Introduction to sharps injury prevention resources

This website provides information, tools, and strategies to reduce workers’ exposure to blood and body fluids of patients infected with bloodborne pathogens, such as HIV, hepatitis B virus (HBV) and hepatitis C virus (HCV). The greatest risk for workers is posed by percutaneous injuries (e.g., needlesticks and injuries from other sharp devices).

Overview of website: Each link in the right navigation bar guides you to essential documents such as the CDC’s sharps injury prevention workbook. The OSHA program addresses not only the bloodborne standard requirements but also supplemental implementation materials. Key agencies such as CDC, NIOSH and FDA provide major links to bloodborne pathogen information, guidelines, prevention and treatment, while Resources and tools complements OSHA’s program with other materials for program implementation and training. The association between worker and patient safety is well established, and Safe injection practices serve to protect everyone involved with the use of sharps.

Premier’s Safety Institute provides unique resources such as Premier’s “Needlestick Prevention Educational Brochure” that is intended for use in all healthcare delivery settings. Premier’s research on device field evaluations remains useful today for identifying important features when evaluating devices.

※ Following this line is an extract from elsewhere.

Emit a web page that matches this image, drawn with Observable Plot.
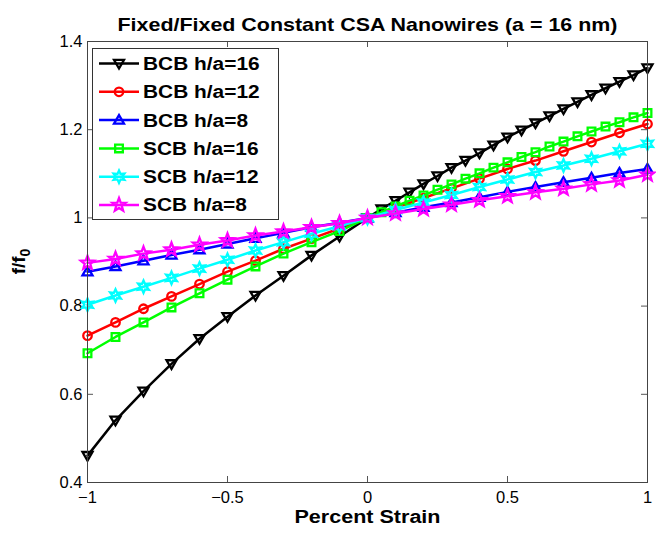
<!DOCTYPE html>
<html><head><meta charset="utf-8">
<script src="https://cdn.jsdelivr.net/npm/d3@7"></script>
<script src="https://cdn.jsdelivr.net/npm/@observablehq/plot@0.6"></script>
<style>body{margin:0;background:#fff;} svg{display:block}</style>
</head><body><div id="chart"></div>
<script>
const titleText = "Fixed/Fixed Constant CSA Nanowires (a = 16 nm)";
const xLabel = "Percent Strain";
const seriesNames = ["BCB h/a=16","BCB h/a=12","BCB h/a=8","SCB h/a=16","SCB h/a=12","SCB h/a=8"];
const seriesColors = ["#000000","#ff0000","#0000ff","#00ff00","#00ffff","#ff00ff"];

const xCoarse = [-1,-0.9,-0.8,-0.7,-0.6,-0.5,-0.4,-0.3,-0.2,-0.1,0,0.1,0.2,0.3,0.4,0.5,0.6,0.7,0.8,0.9,1];
const xFine = [-1,-0.9,-0.8,-0.7,-0.6,-0.5,-0.4,-0.3,-0.2,-0.1,0,0.05,0.1,0.15,0.2,0.25,0.3,0.35,0.4,0.45,0.5,0.55,0.6,0.65,0.7,0.75,0.8,0.85,0.9,0.95,1];

const bcb16 = [0.461,0.541,0.607,0.669,0.726,0.776,0.824,0.869,0.915,0.958,1.000,1.020,1.039,1.058,1.077,1.095,1.114,1.130,1.147,1.165,1.183,1.199,1.215,1.231,1.247,1.263,1.279,1.294,1.309,1.324,1.340];
const bcb12 = [0.733,0.763,0.794,0.822,0.850,0.878,0.903,0.930,0.953,0.976,1.000,1.023,1.045,1.067,1.089,1.111,1.130,1.151,1.172,1.193,1.213];
const bcb8  = [0.878,0.890,0.903,0.916,0.928,0.941,0.954,0.966,0.979,0.989,1.000,1.012,1.024,1.035,1.047,1.059,1.070,1.081,1.091,1.102,1.111];
const scb16 = [0.693,0.730,0.763,0.797,0.829,0.860,0.890,0.919,0.945,0.970,1.000,1.013,1.026,1.039,1.051,1.064,1.076,1.089,1.101,1.114,1.126,1.138,1.149,1.162,1.173,1.185,1.196,1.207,1.217,1.228,1.238];
const scb12 = [0.803,0.824,0.844,0.864,0.885,0.905,0.926,0.945,0.964,0.981,1.000,1.018,1.035,1.052,1.070,1.087,1.104,1.119,1.134,1.151,1.168];
const scb8  = [0.898,0.907,0.919,0.928,0.939,0.949,0.960,0.969,0.979,0.988,1.000,1.010,1.020,1.030,1.040,1.049,1.058,1.066,1.076,1.085,1.098];

const xTicks = [-1,-0.5,0,0.5,1];
const xTickLabels = ["\u22121","\u22120.5","0","0.5","1"];
const yTicks = [0.4,0.6,0.8,1,1.2,1.4];
const yTickLabels = ["0.4","0.6","0.8","1","1.2","1.4"];

// marker shapes (MATLAB-like)
function starSym(points, inner) {
  return {draw(ctx, size) {
    const R = Math.sqrt(size / Math.PI), r = R * inner;
    for (let i = 0; i < points * 2; i++) {
      const rad = i % 2 === 0 ? R : r;
      const a = -Math.PI / 2 + i * Math.PI / points;
      const x = rad * Math.cos(a), y = rad * Math.sin(a);
      if (i === 0) ctx.moveTo(x, y); else ctx.lineTo(x, y);
    }
    ctx.closePath();
  }};
}
const triDown = {draw(ctx, size) {const r = Math.sqrt(size / Math.PI); ctx.moveTo(0, r); ctx.lineTo(-r, -0.72 * r); ctx.lineTo(r, -0.72 * r); ctx.closePath();}};
const triUp = {draw(ctx, size) {const r = Math.sqrt(size / Math.PI); ctx.moveTo(0, -r); ctx.lineTo(-r, 0.72 * r); ctx.lineTo(r, 0.72 * r); ctx.closePath();}};
const circ = {draw(ctx, size) {const r = Math.sqrt(size / Math.PI) * 0.85; ctx.moveTo(r, 0); ctx.arc(0, 0, r, 0, 2 * Math.PI);}};
const sq = {draw(ctx, size) {const r = Math.sqrt(size / Math.PI) * 0.8; ctx.rect(-r, -r, 2 * r, 2 * r);}};
const hexa = starSym(6, 0.5);
const penta = starSym(5, 0.42);

const symbols = [triDown, circ, triUp, sq, hexa, penta];
const radii = [5, 5, 5, 4.8, 6.2, 7];
const seriesY = [bcb16, bcb12, bcb8, scb16, scb12, scb8];
const seriesX = [xFine, xCoarse, xCoarse, xFine, xCoarse, xCoarse];

const W = 656, H = 533, mL = 87, mR = 9, mT = 41, mB = 51;
const frameW = W - mL - mR, frameH = H - mT - mB;
const font = "'Liberation Sans', Arial, Helvetica, sans-serif";

const marks = [];
seriesY.forEach((ys, i) => {
  const rows = ys.map((v, j) => ({x: seriesX[i][j], y: v}));
  marks.push(Plot.line(rows, {x: "x", y: "y", stroke: seriesColors[i], strokeWidth: 2.5}));
  marks.push(Plot.dot(rows, {x: "x", y: "y", stroke: seriesColors[i], fill: "none", strokeWidth: 2.3, symbol: symbols[i], r: radii[i]}));
});

const plot = Plot.plot({
  width: W, height: H,
  marginLeft: mL, marginRight: mR, marginTop: mT, marginBottom: mB,
  style: {fontFamily: font, fontSize: "16px", background: "#fff", overflow: "visible"},
  x: {domain: [-1, 1]},
  y: {domain: [0.4, 1.4]},
  marks: [
    Plot.axisX({ticks: xTicks, tickFormat: (d) => xTickLabels[xTicks.indexOf(d)], tickSize: 0, tickPadding: 9, label: null, fontSize: 16.5, fill: "#000"}),
    Plot.axisY({ticks: yTicks, tickFormat: (d) => yTickLabels[yTicks.findIndex(t => Math.abs(t - d) < 1e-9)], tickSize: 0, tickPadding: 5, label: null, fontSize: 16.5, fill: "#000"}),
    Plot.tickX(xTicks.slice(1, -1), {x: (d) => d, insetTop: frameH - 6, stroke: "#555"}),
    Plot.tickX(xTicks.slice(1, -1), {x: (d) => d, insetBottom: frameH - 6, stroke: "#555"}),
    Plot.tickY(yTicks.slice(1, -1), {y: (d) => d, insetRight: frameW - 6, stroke: "#555"}),
    Plot.tickY(yTicks.slice(1, -1), {y: (d) => d, insetLeft: frameW - 6, stroke: "#555"}),
    ...marks,
    Plot.frame({stroke: "#444", strokeWidth: 1}),
    Plot.text([titleText], {frameAnchor: "top", dy: -24, fontWeight: "bold", fontSize: 18.5, fill: "#000", className: "ttl"}),
    Plot.text([xLabel], {frameAnchor: "bottom", dy: 40, fontWeight: "bold", fontSize: 17.5, fill: "#000", className: "xlab"})
  ]
});
document.getElementById("chart").appendChild(plot);

const svg = d3.select(plot);
// horizontal stretch of the title text to match the reference width
svg.selectAll(".ttl text").attr("textLength", 500).attr("lengthAdjust", "spacingAndGlyphs");
svg.selectAll(".xlab text").attr("textLength", 146).attr("lengthAdjust", "spacingAndGlyphs");

// y-axis label with subscript
const yl = svg.append("text")
  .attr("transform", `translate(25,${mT + frameH / 2}) rotate(-90)`)
  .attr("text-anchor", "middle")
  .attr("font-family", font).attr("font-weight", "bold").attr("font-size", 19).attr("fill", "#000");
yl.append("tspan").text("f/f");
yl.append("tspan").attr("dy", 5).attr("font-size", 14).text("0");

// legend
const lg = svg.append("g");
const lx = 92, ly = 48, lw = 186, lh = 171;
lg.append("rect").attr("x", lx + 0.5).attr("y", ly + 0.5).attr("width", lw).attr("height", lh)
  .attr("fill", "#fff").attr("stroke", "#333").attr("stroke-width", 1);
seriesNames.forEach((name, i) => {
  const cy = ly + 15.5 + i * 28.3;
  lg.append("line").attr("x1", lx + 7).attr("x2", lx + 47).attr("y1", cy).attr("y2", cy)
    .attr("stroke", seriesColors[i]).attr("stroke-width", 2.5);
  lg.append("path").attr("d", d3.symbol(symbols[i], Math.PI * radii[i] * radii[i])())
    .attr("transform", `translate(${lx + 27},${cy})`)
    .attr("fill", "none").attr("stroke", seriesColors[i]).attr("stroke-width", 2.3);
  lg.append("text").attr("transform", `translate(${lx + 51},${cy}) scale(1.13,1)`).attr("dy", "0.35em")
    .attr("text-anchor", "start")
    .attr("font-family", font).attr("font-weight", "bold").attr("font-size", 18.5).attr("fill", "#000")
    .text(name);
});
</script>
</body></html>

Premier’s contract portfolio includes a robust selection of  safety devices available for member-only access in the Supply Chain Advisor catalog.

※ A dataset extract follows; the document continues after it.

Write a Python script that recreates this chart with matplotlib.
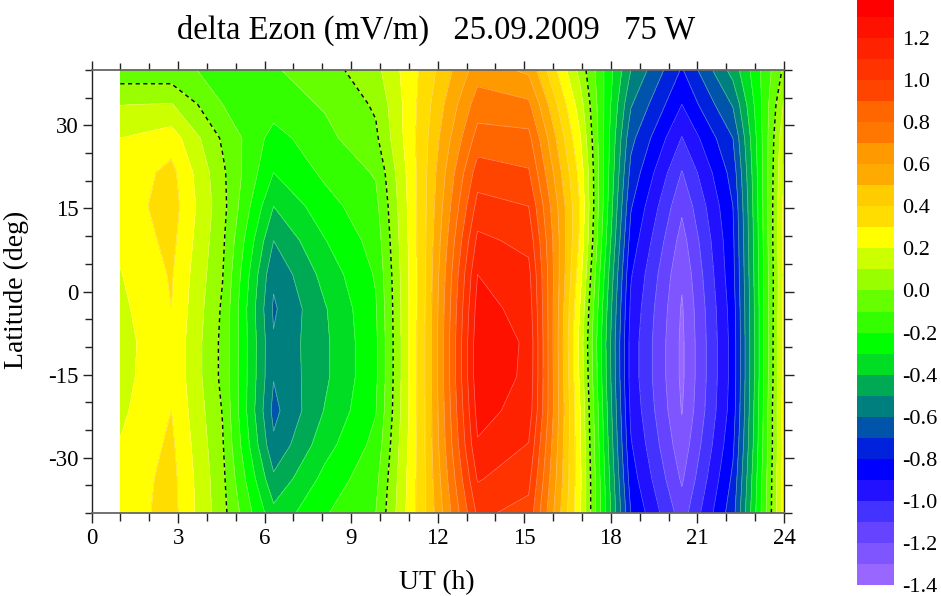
import numpy as np
import matplotlib
matplotlib.use("Agg")
import matplotlib.pyplot as plt
from matplotlib.colors import ListedColormap, BoundaryNorm
from matplotlib.cm import ScalarMappable
from matplotlib.ticker import MultipleLocator, FixedLocator

plt.rcParams['font.family'] = ['Liberation Serif', 'DejaVu Serif']
plt.rcParams['axes.unicode_minus'] = False

title = "delta Ezon (mV/m)   25.09.2009   75 W"
xlabel = "UT (h)"
ylabel = "Latitude (deg)"

ut = [1.0, 2.77, 4.54, 6.31, 8.08, 9.85, 11.62, 13.38, 15.15, 16.92, 18.69, 20.46, 22.23, 24.0]
lat = [40, 33.8, 27.7, 21.5, 15.4, 9.2, 3.1, -3.1, -9.2, -15.4, -21.5, -27.7, -33.8, -40]

ut01 = [-.065, .097, .20, .23, .24, .22, .195, .175, .16, .165, .18, .205, .23, .24]
ut03 = [-.07, .105, .25, .33, .35, .33, .31, .30, .285, .285, .30, .32, .335, .34]
ut05 = [-.13, -.10, -.015, .02, .035, .02, .005, -.015, -.025, -.025, -.005, .01, .025, .035]
ut06 = [-.11, -.15, -.24, -.30, -.40, -.50, -.58, -.615, -.59, -.595, -.63, -.58, -.48, -.37]
ut08 = [-.045, -.09, -.13, -.18, -.24, -.305, -.365, -.41, -.42, -.42, -.395, -.34, -.27, -.21]
ut10 = [.07, .015, -.02, -.09, -.13, -.16, -.19, -.21, -.22, -.22, -.205, -.17, -.13, -.10]
ut12 = [.345, .37, .39, .40, .405, .41, .415, .42, .425, .425, .42, .42, .415, .41]
ut13 = [.653, .75, .84, .95, 1.035, 1.125, 1.20, 1.24, 1.265, 1.265, 1.235, 1.19, 1.11, 1.02]
ut15 = [.58, .72, .83, .91, 1.0, 1.07, 1.13, 1.16, 1.185, 1.18, 1.16, 1.095, 1.03, .967]
ut17 = [.07, .15, .215, .27, .30, .286, .245, .20, .17, .185, .21, .22, .23, .22]
ut19 = [-.50, -.59, -.67, -.73, -.79, -.84, -.89, -.92, -.94, -.94, -.92, -.89, -.85, -.80]
ut20 = [-.81, -.90, -1.005, -1.105, -1.18, -1.24, -1.285, -1.31, -1.32, -1.32, -1.305, -1.265, -1.215, -1.15]
ut22 = [-.46, -.59, -.70, -.76, -.80, -.82, -.83, -.85, -.86, -.86, -.85, -.82, -.78, -.74]
ut24 = [.02, .11, .175, .207, .226, .23, .22, .226, .234, .234, .25, .24, .246, .243]

level_values = [-1.4, -1.3, -1.2, -1.1, -1.0, -0.9, -0.8, -0.7, -0.6, -0.5, -0.4, -0.3, -0.2, -0.1, 0.0,
                0.1, 0.2, 0.3, 0.4, 0.5, 0.6, 0.7, 0.8, 0.9, 1.0, 1.1, 1.2, 1.3, 1.4]
band_colors = ['#9966FF', '#7F55FF', '#6644FF', '#4433FF', '#2211FF',
               '#0000FF', '#0022DD', '#0055AA', '#007F7F', '#00AA55', '#00DD22',
               '#00FF00', '#33FF00', '#66FF00', '#99FF00', '#CCFF00',
               '#FFFF00', '#FFDD00', '#FFCC00', '#FFAA00', '#FF9900', '#FF7700',
               '#FF6600', '#FF4400', '#FF3300', '#FF2200', '#FF1100', '#FF0000']
cbar_ticks = [-1.4, -1.2, -1.0, -0.8, -0.6, -0.4, -0.2, 0.0, 0.2, 0.4, 0.6, 0.8, 1.0, 1.2]

z = np.column_stack([ut01, ut03, ut05, ut06, ut08, ut10, ut12, ut13, ut15, ut17, ut19, ut20, ut22, ut24])

W, H = 941, 596
fig = plt.figure(figsize=(W / 100, H / 100), dpi=100)
ax = fig.add_axes([91.5 / W, (H - 513) / H, 692.5 / W, 443 / H])

cmap = ListedColormap(band_colors)
norm = BoundaryNorm(level_values, cmap.N)
ax.contourf(ut, lat, z, levels=level_values, cmap=cmap, norm=norm)
ax.contour(ut, lat, z, levels=level_values, colors='white', linewidths=0.5, alpha=0.4, linestyles='solid')
ax.contour(ut, lat, z, levels=[0.0], colors='black', linewidths=1.0, linestyles=[(0, (3, 2.5))])

ax.set_xlim(0, 24)
ax.set_ylim(-40, 40)
ax.xaxis.set_major_locator(FixedLocator([0, 3, 6, 9, 12, 15, 18, 21, 24]))
ax.xaxis.set_minor_locator(MultipleLocator(1))
ax.yaxis.set_major_locator(FixedLocator([-30, -15, 0, 15, 30]))
ax.yaxis.set_minor_locator(FixedLocator([-40, -35, -25, -20, -10, -5, 5, 10, 20, 25, 35, 40]))

ax.tick_params(which='major', direction='out', length=9.5 * 0.72, width=1.0, top=True, right=True,
               labelsize=16.5, color='#222222', pad=4)
ax.tick_params(which='minor', direction='out', length=7.5 * 0.72, width=1.0, top=True, right=True,
               color='#222222')
ax.tick_params(axis='y', which='major', pad=2.5)
for s in ('top', 'bottom'):
    ax.spines[s].set_color('#666666')
    ax.spines[s].set_linewidth(1.3)
for s in ('left', 'right'):
    ax.spines[s].set_color('#222222')
    ax.spines[s].set_linewidth(1.0)

fig.text(436 / W, 1 - 30 / H, title, ha='center', va='center', fontsize=23.5)
fig.text(437 / W, 1 - 583 / H, xlabel, ha='center', va='center', fontsize=20)
fig.text(16 / W, 1 - 290 / H, ylabel, ha='center', va='center', rotation=90, fontsize=20)

cax = fig.add_axes([857 / W, (H - 585) / H, 37 / W, 589 / H])
cb = fig.colorbar(ScalarMappable(norm=norm, cmap=cmap), cax=cax, spacing='proportional',
                  ticks=cbar_ticks, drawedges=False)
cb.outline.set_visible(False)
cb.ax.minorticks_off()
cb.ax.set_yticklabels([f"{t:.1f}" for t in cbar_ticks])
cb.ax.tick_params(length=0, labelsize=16, pad=6)
for lab in cb.ax.get_yticklabels():
    lab.set_verticalalignment('center_baseline')

fig.savefig("out.png", dpi=100)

Risks of occupational bloodborne infection

Following a needlestick or other percutaneous injury from a sharp object (e.g., lancet, scalpel, broken glass), the risk of developing an infection will depend on the infectious status of the patient, the immune status of the worker, the severity of the needlestick injury, and the availability and use of appropriate post-exposure prophylaxis. CDC provides current information regarding post exposure prophylaxis and also links to the National Clinician’s Consultation Center’s Hotline providing rapid response to injuries.

Comprehensive information on occupational injury statistics, transmission risk, and disease outcomes for HIV, HBV, and HCV can be found in detail within the “CDC Workbook for designing, implementing, and evaluating a sharps injury prevention program.” More information about the workbook including educational slides, video, posters, and a 2-page CDC worker training pamphlet addressing  these issues are also available. For additional information about CDC resources see Key Agencies.

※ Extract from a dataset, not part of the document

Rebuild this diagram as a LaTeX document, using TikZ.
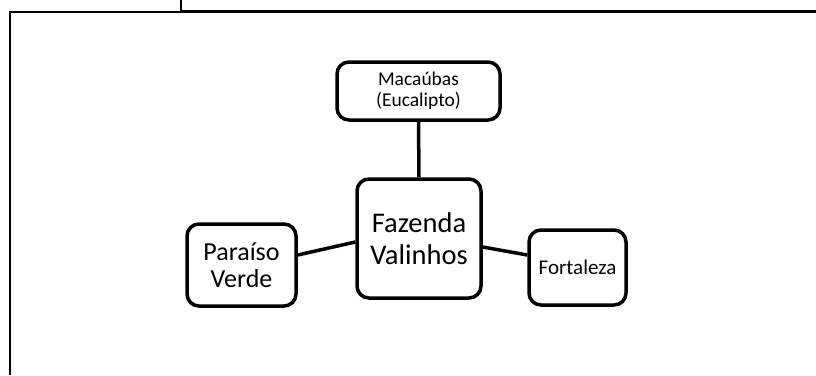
\documentclass[tikz,border=0pt]{standalone}
\usepackage{fontspec}
\setmainfont{Carlito}

\begin{document}
\begin{tikzpicture}[x=1pt, y=-1pt,
		caixa/.style = {draw, line width=3.5pt, rounded corners=12pt, fill=white, align=center, inner sep=2pt},
		ligacao/.style = {line width=3.5pt}]
		\useasboundingbox (0, 0) rectangle (816, 375);
		% moldura
		\draw [line width=1.5pt] (181, 0) -- (181, 10.5) -- (816, 10.5);
		\draw [line width=2pt] (10, 375) -- (10, 12) -- (816, 12);
		% caixas
		\node [caixa, minimum width=163pt, minimum height=58pt, font=\fontsize{19.5}{20.5}\selectfont] (macaubas) at (418.5, 91) {Macaúbas\\(Eucalipto)};
		\node [caixa, minimum width=124pt, minimum height=119pt, font=\fontsize{28.5}{32}\selectfont] (valinhos) at (419, 238.5) {Fazenda\\Valinhos};
		\node [caixa, minimum width=109pt, minimum height=82pt, font=\fontsize{26}{27.5}\selectfont] (paraiso) at (241.5, 265) {Paraíso\\Verde};
		\node [caixa, minimum width=97pt, minimum height=75pt, font=\fontsize{21}{22}\selectfont] (fortaleza) at (577.5, 267.5) {Fortaleza};
		% ligacoes
		\draw [ligacao] (macaubas.south) -- (valinhos.north);
		\draw [ligacao] ([yshift=10pt]paraiso.east) -- ([yshift=-3.5pt]valinhos.west);
		\draw [ligacao] ([yshift=-8.5pt]valinhos.east) -- ([yshift=12.5pt]fortaleza.west);
	\end{tikzpicture}
\end{document}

OSHA regulatory requirements

Federal OSHA and state laws have moved needlestick prevention to the top of the safety agenda. Selecting, evaluating and adopting safety devices require collaboration among many individuals in the healthcare setting, including front-line workers. To ensure a successful program each healthcare facility and care setting will need to tailor its approach to the specific risks and characteristics of the clinical environment and the needs and preferences of the workers. See the OSHA Program for additional information and strategies for implementation.

Sharps safety devices from Premier

Many safety devices designed to prevent sharps injuries — including syringes, phlebotomy devices, lancets, vascular access devices, suture needles, and sharps disposal containers — are available through Premier’s contracts with a wide variety of contracted suppliers. Additional information may be obtained at the website from Premier’s electronic catalog, available to Premier members with a password.

OSHA’s Bloodborne Pathogen Standard requires employers to solicit input from non-managerial, frontline workers responsible for direct patient care on the identification, evaluation and selection of effective engineering controls/devices to prevent sharps-related injuries, whether or not they are covered by a group purchasing contract.